In the broadest sense, a rotary die is a circular shaped die that may be used in any manufacturing field. However, it most commonly refers to circular shaped dies used to process soft webs, such as paper and cardboard. Two dies are used, one has cutting and creasing rules, while the other acts as the anvil. Rotary dies are faster than flat dies, but not as accurate.
The term also refers to dies used in the roll forming process.

Wire pulling

Wire-making dies have a hole through the middle of them. A wire or rod of steel, copper, other metals, or alloy enters into one side and is lubricated and reduced in size. The leading tip of the wire is usually pointed in the process. The tip of the wire is then guided into the die and rolled onto a block on the opposite side. The block provides the power to pull the wire through the die.

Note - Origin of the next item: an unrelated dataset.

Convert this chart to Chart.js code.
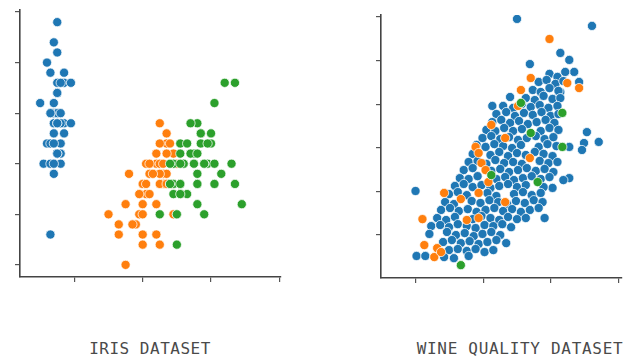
<!DOCTYPE html>
<html>
<head>
<meta charset="utf-8">
<script src="https://cdn.jsdelivr.net/npm/chart.js@4.4.1/dist/chart.umd.min.js"></script>
<style>
  body { margin: 0; background: #fff; width: 628px; height: 358px; overflow: hidden; position: relative; }
  .box { position: absolute; }
  .label { position: absolute; font-family: "DejaVu Sans Mono", monospace; font-size: 16px; color: #4a4a4a; text-align: center; letter-spacing: 0.5px; }
</style>
</head>
<body>
<div class="box" style="left:0;top:0;width:286px;height:290px"><canvas id="irisChart"></canvas></div>
<div class="box" style="left:361px;top:0;width:266px;height:291px"><canvas id="wineChart"></canvas></div>
<div class="label" style="left:40px;top:339px;width:220px">IRIS DATASET</div>
<div class="label" style="left:406px;top:339px;width:228px;letter-spacing:0.7px">WINE QUALITY DATASET</div>
<script>
// Iris : longueur des pétales (x) / largeur des sépales (y)
const setosaPetal = [1.4,1.4,1.3,1.5,1.4,1.7,1.4,1.5,1.4,1.5,1.5,1.6,1.4,1.1,1.2,1.5,1.3,1.4,1.7,1.5,1.7,1.5,1.0,1.7,1.9,1.6,1.6,1.5,1.4,1.6,1.6,1.5,1.5,1.4,1.5,1.2,1.3,1.5,1.3,1.5,1.3,1.3,1.3,1.6,1.9,1.4,1.6,1.4,1.5,1.4];
const setosaSepal = [3.5,3.0,3.2,3.1,3.6,3.9,3.4,3.4,2.9,3.1,3.7,3.4,3.0,3.0,4.0,4.4,3.9,3.5,3.8,3.8,3.4,3.7,3.6,3.3,3.4,3.0,3.4,3.5,3.4,3.2,3.1,3.4,4.1,4.2,3.1,3.2,3.5,3.1,3.0,3.4,3.5,2.3,3.2,3.5,3.8,3.0,3.8,3.2,3.7,3.3];
const versicolorPetal = [4.7,4.5,4.9,4.0,4.6,4.5,4.7,3.3,4.6,3.9,3.5,4.2,4.0,4.7,3.6,4.4,4.5,4.1,4.5,3.9,4.8,4.0,4.9,4.7,4.3,4.4,4.8,5.0,4.5,3.5,3.8,3.7,3.9,5.1,4.5,4.5,4.7,4.4,4.1,4.0,4.4,4.6,4.0,3.3,4.2,4.2,4.2,4.3,3.0,4.1];
const versicolorSepal = [3.2,3.2,3.1,2.3,2.8,2.8,3.3,2.4,2.9,2.7,2.0,3.0,2.2,2.9,2.9,3.1,3.0,2.7,2.2,2.5,3.2,2.8,2.5,2.8,2.9,3.0,2.8,3.0,2.9,2.6,2.4,2.4,2.7,2.7,3.0,3.4,3.1,2.3,3.0,2.5,2.6,3.0,2.6,2.3,2.7,3.0,2.9,2.9,2.5,2.8];
const virginicaPetal = [6.0,5.1,5.9,5.6,5.8,6.6,4.5,6.3,5.8,6.1,5.1,5.3,5.5,5.0,5.1,5.3,5.5,6.7,6.9,5.0,5.7,4.9,6.7,4.9,5.7,6.0,4.8,4.9,5.6,5.8,6.1,6.4,5.6,5.1,5.6,6.1,5.6,5.5,4.8,5.4,5.6,5.1,5.1,5.9,5.7,5.2,5.0,5.2,5.4,5.1];
const virginicaSepal = [3.3,2.7,3.0,2.9,3.0,3.0,2.5,2.9,2.5,3.6,3.2,2.7,3.0,2.5,2.8,3.2,3.0,3.8,2.6,2.2,3.2,2.8,2.8,2.7,3.3,3.2,2.8,3.0,2.8,3.0,2.8,3.8,2.8,2.8,2.6,3.0,3.4,3.1,3.0,3.1,3.1,3.1,2.7,3.2,3.3,3.0,2.5,3.0,3.4,3.0];
const irisXTicks = [2, 4, 6, 8];
const irisYTicks = [2.0, 2.5, 3.0, 3.5, 4.0, 4.5];

// Vin : acidité fixe (x) / densité (y)
const wineBlue = [
  [10.00,0.99991],[14.43,0.99959],[12.56,0.99835],[13.09,0.99803],[13.38,0.99748],[10.76,0.99784],[13.67,0.99702],[12.56,0.99656],
  [8.54,0.99592],[14.13,0.99472],[14.83,0.99427],[13.96,0.99422],[13.84,0.9939],[13.09,0.99404],[13.09,0.99261],[12.74,0.99252],
  [4.00,0.99202],[12.10,0.99216],[4.06,0.98904],[4.58,0.98904],[11.63,0.99078],[9.36,0.98963],
  [11.92,0.99739],[12.39,0.99725],[12.85,0.99748],
  [11.28,0.99702],[11.75,0.99711],[12.27,0.99693],[12.74,0.99706],
  [10.93,0.99665],[11.40,0.99656],[11.92,0.99674],[12.45,0.99661],
  [9.59,0.99633],[10.52,0.99628],[11.05,0.99619],[11.57,0.99638],[12.10,0.99624],[12.56,0.99628],
  [9.18,0.99592],[9.77,0.99583],[10.29,0.99601],[10.81,0.99587],[11.34,0.99596],[11.86,0.99583],[12.39,0.99592],
  [8.78,0.99555],[9.36,0.99564],[9.88,0.99546],[10.41,0.99560],[10.93,0.99551],[11.45,0.99564],[11.98,0.99546],[12.45,0.99555],
  [8.54,0.99518],[9.07,0.99528],[9.59,0.99514],[10.12,0.99523],[10.64,0.99509],[11.16,0.99518],[11.69,0.99528],[12.21,0.99514],
  [8.19,0.99482],[8.72,0.99477],[9.24,0.99491],[9.77,0.99477],[10.29,0.99486],[11.40,0.99477],[11.92,0.99491],[12.45,0.99482],
  [7.96,0.99445],[8.48,0.99454],[9.01,0.9944],[9.53,0.99449],[10.06,0.99436],[10.58,0.99445],[11.11,0.99454],[11.63,0.9944],[12.15,0.99449],
  [7.61,0.99413],[8.14,0.99404],[8.66,0.99417],[9.18,0.99408],[9.71,0.99399],[10.23,0.99413],[11.28,0.99404],[11.80,0.99417],[12.33,0.99408],
  [7.38,0.99372],[8.43,0.99367],[8.95,0.99381],[9.47,0.99362],[10.00,0.99376],[10.52,0.99367],[11.05,0.99381],[11.57,0.99372],[12.10,0.99362],
  [7.14,0.99335],[7.67,0.9934],[8.19,0.99326],[8.72,0.99344],[9.24,0.9933],[9.77,0.99335],[10.29,0.99326],[11.34,0.9934],[11.86,0.9933],[12.39,0.99335],
  [6.85,0.99298],[7.38,0.99307],[8.48,0.99294],[9.01,0.99303],[9.53,0.99289],[10.06,0.99298],[10.58,0.99307],[11.11,0.99294],[11.63,0.99303],[12.15,0.99289],
  [6.62,0.99261],[7.14,0.99257],[7.67,0.9927],[8.78,0.99257],[9.30,0.99266],[9.82,0.99252],[10.35,0.99261],[10.87,0.9927],[11.40,0.99257],[11.92,0.99266],
  [6.33,0.99225],[6.85,0.99234],[7.38,0.9922],[7.90,0.99229],[8.43,0.99216],[8.95,0.99225],[9.47,0.99234],[10.00,0.9922],[10.52,0.99229],[11.57,0.9922],
  [5.98,0.99188],[6.50,0.99197],[7.03,0.99183],[8.25,0.99193],[8.78,0.99179],[9.82,0.99188],[10.35,0.99197],[10.87,0.99183],[11.40,0.99193],
  [5.75,0.99151],[6.27,0.99142],[7.32,0.99156],[7.84,0.99147],[8.37,0.9916],[8.89,0.99151],[9.42,0.99142],[9.94,0.99156],[10.46,0.99147],[10.99,0.9916],[11.51,0.99151],
  [5.51,0.99115],[6.04,0.99124],[6.56,0.9911],[7.09,0.99119],[7.61,0.99106],[8.14,0.99115],[8.66,0.99124],[9.18,0.9911],[9.71,0.99119],[10.23,0.99106],[10.76,0.99115],[11.28,0.99124],
  [5.28,0.99078],[5.81,0.99069],[6.33,0.99083],[7.38,0.99073],[7.90,0.99087],[8.43,0.99078],[8.95,0.99069],[9.47,0.99083],[10.00,0.99073],[10.52,0.99078],
  [4.93,0.99041],[5.46,0.99046],[5.98,0.99036],[6.50,0.9905],[7.03,0.99041],[7.55,0.99032],[8.08,0.99046],[8.60,0.99041],[9.13,0.9905],[9.65,0.99036],
  [4.82,0.99005],[5.86,0.99014],[6.39,0.99],[6.91,0.99009],[7.44,0.98995],[7.96,0.99005],[8.48,0.99014],[9.01,0.99],
  [5.63,0.98968],[6.15,0.98977],[6.68,0.98963],[7.20,0.98972],[7.73,0.98959],[8.25,0.98968],[8.78,0.98977],
  [5.98,0.98931],[6.50,0.98936],[7.03,0.98927],[7.55,0.98936],[8.08,0.98922],[8.60,0.98931],
  [5.69,0.98899],[6.27,0.98894],[7.14,0.98904]
];
const wineOrange = [
  [11.92,0.99899],[10.81,0.9972],[12.97,0.99697],[13.67,0.99674],[10.23,0.99665],[10.06,0.99592],[8.48,0.99505],
  [7.55,0.99404],[7.73,0.99376],[7.90,0.9933],[8.14,0.99298],[8.31,0.99243],[10.76,0.99353],[9.30,0.99445],
  [5.69,0.99193],[6.68,0.99165],[7.73,0.99193],[9.30,0.99151],[4.41,0.99073],[7.03,0.99069],[7.73,0.99078],
  [4.52,0.98954],[5.28,0.9894],[5.11,0.98899],[5.51,0.98922]
];
const wineGreen = [
  [10.23,0.99606],[12.68,0.9956],[12.68,0.99404],[11.22,0.99243],[6.68,0.98862],[10.81,0.99468],[8.48,0.99275]
];
const wineXTicks = [4, 8, 12, 16];
const wineYTicks = [0.990, 0.992, 0.994, 0.996, 0.998, 1.000];

const blue = '#1f77b4', orange = '#ff7f0e', green = '#2ca02c';

function toPoints(xs, ys) {
  return xs.map((x, i) => ({ x: x, y: ys[i] }));
}
function pairs(list) {
  return list.map(p => ({ x: p[0], y: p[1] }));
}

function dots(data, color, order) {
  return {
    data: data,
    order: order,
    backgroundColor: color,
    borderColor: 'rgba(255,255,255,0.75)',
    borderWidth: 1,
    pointRadius: 4.6,
    pointHoverRadius: 4.6
  };
}

function axis(min, max, tickValues, isX) {
  return {
    type: 'linear',
    min: min,
    max: max,
    afterBuildTicks: (scale) => { scale.ticks = tickValues.map(v => ({ value: v })); },
    afterFit: (scale) => {
      if (isX) scale.height = 13; else scale.width = 20;
    },
    ticks: { display: false },
    grid: { display: true, drawOnChartArea: false, drawTicks: true, tickLength: 5, color: '#555', lineWidth: 1.2 },
    border: { display: true, color: '#444', width: 1.6 }
  };
}

function options(xs, ys, top) {
  return {
    responsive: true,
    maintainAspectRatio: false,
    animation: false,
    layout: { padding: { left: 0, right: 2, top: top, bottom: 0 } },
    plugins: { legend: { display: false }, tooltip: { enabled: false } },
    scales: { x: xs, y: ys }
  };
}

new Chart(document.getElementById('irisChart'), {
  type: 'scatter',
  data: {
    datasets: [
      dots(toPoints(setosaPetal, setosaSepal), blue, 2),
      dots(toPoints(versicolorPetal, versicolorSepal), orange, 1),
      dots(toPoints(virginicaPetal, virginicaSepal), green, 0)
    ]
  },
  options: options(axis(0.41, 8.03, irisXTicks, true), axis(1.88, 4.52, irisYTicks, false), 10)
});

new Chart(document.getElementById('wineChart'), {
  type: 'scatter',
  data: {
    datasets: [
      dots(pairs(wineBlue), blue, 2),
      dots(pairs(wineOrange), orange, 1),
      dots(pairs(wineGreen), green, 0)
    ]
  },
  options: options(axis(1.96, 16.17, wineXTicks, true), axis(0.98803, 1.00009, wineYTicks, false), 15)
});
</script>
</body>
</html>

The die is divided into several different sections. First is an entrance angle that guides the wire into the die. Next is the approach angle, which brings the wire to the nib, which facilitates the reduction. Next is the bearing and the back relief. Lubrication is added at the entrance angle. The lube can be in powdered soap form. If the lubricant is soap, the friction of the drawing of wire heats the soap to liquid form and coats the wire. The wire should never actually come in contact with the die. A thin coat of lubricant should prevent the metal to metal contact.
For pulling a substantial rod down to a fine wire a series of several dies is used to obtain progressive reduction of diameter in stages.
Standard wire gauges used to refer to the number of dies through which the wire had been pulled. Thus, a higher-numbered wire gauge meant a thinner wire. Typical telephone wires were 22-gauge, while main power cables might be 3- or 4-gauge.